Celia.—Faërie Queene, Spenser. (1) Mother of Faith, Hope and Charity. She was herself known as Heavenliness and lived in the hospices Holiness. (2) Celia, cousin to Rosalind in Shakespeare’s comedy As You Like It. Celia is a common poetical name for a lady or a lady-love.
Chadband (chad´band), The Rev.—A clerical character in Dickens’ Bleak House. He will always stand as a type of hypocritical piety.
Chanticleer (chan´ti-klēr).—The cock in the tale of Reynard the Fox, and in Chaucer’s Nonne Prestes Tale.

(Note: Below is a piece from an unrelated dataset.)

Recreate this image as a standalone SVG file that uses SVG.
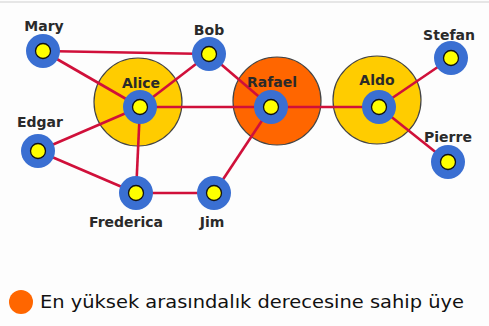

Charlemagne (chär´le-män).—The romance of Charlemagne and his paladins is of French origin, as the romances of King Arthur and the Knights of the Round Table is of Celtic or Welsh origin. According to one tradition Charlemagne is not dead, but waits, crowned and armed, in Odenberg, near Saltzburg, till the time of the antichrist, when he will wake up and deliver Christendom. According to another tradition, Charlemagne appears in seasons of plenty. He crosses the Rhine on a golden bridge, and blesses both cornfields and vineyards.
Charmian (chär´mi-an).—A kind-hearted but simple-minded female attendant on Cleopatra in Shakespeare’s play of Antony and Cleopatra.
Cheeryble (chēr´i-bl) Brothers, The.—A firm of benevolent London merchants in Dickens’ Nicholas Nickleby.
Chery and Fair-Star.—Countess d’Aulnoy’s Fairy Tales. Two children of royal birth, whom their father’s brothers and their mother’s sisters cast out to sea; they are found and brought up by a corsair and his wife. Ultimately they are told of their birth by a green bird and marry each other. A similar tale is found in The Arabian Nights.
Chibiabos.—The musician in Longfellow’s Hiawatha, personifying harmony in nature.
Childe Harold’s Pilgrimage.—A poem, in the Spenserian stanza, by Lord Byron. It consists of four cantos, of which the first and second were published in 1812, the third in 1816, and the fourth in 1818; and the preface to the first two cantos contained the following explanation of the origin and purpose of the poem.
“It was written,” says Lord Byron, “for the most part, amid the scenes which it attempts to describe. It was begun in Albania; and the parts relative to Spain and Portugal were composed from the author’s observations in those countries.... the scenes attempted to be sketched are in Spain, Portugal, Epirus, Acarnania, and Greece (the third canto describes scenes in Belgium, Switzerland, and the Valley of the Rhine; and canto four is chiefly occupied with Rome).... A fictitious character is introduced for the sake of giving some connection to the piece, which, however, makes no pretensions to regularity. It has been suggested to me by friends, on whose opinion I set a high value, that in this fictitious character, Childe Harold, I may incur the suspicion of having intended some real personage; this I beg leave, once for all, to disclaim. Harold is the creation of imagination, for the purpose I have stated. In some trivial particulars, and those merely local, there might be grounds for such a notion; but in the main points, I should hope, none whatever. It is almost superfluous to mention that the appellation ‘Childe’ is used as more consonant with the old structure of versification which I have adopted.”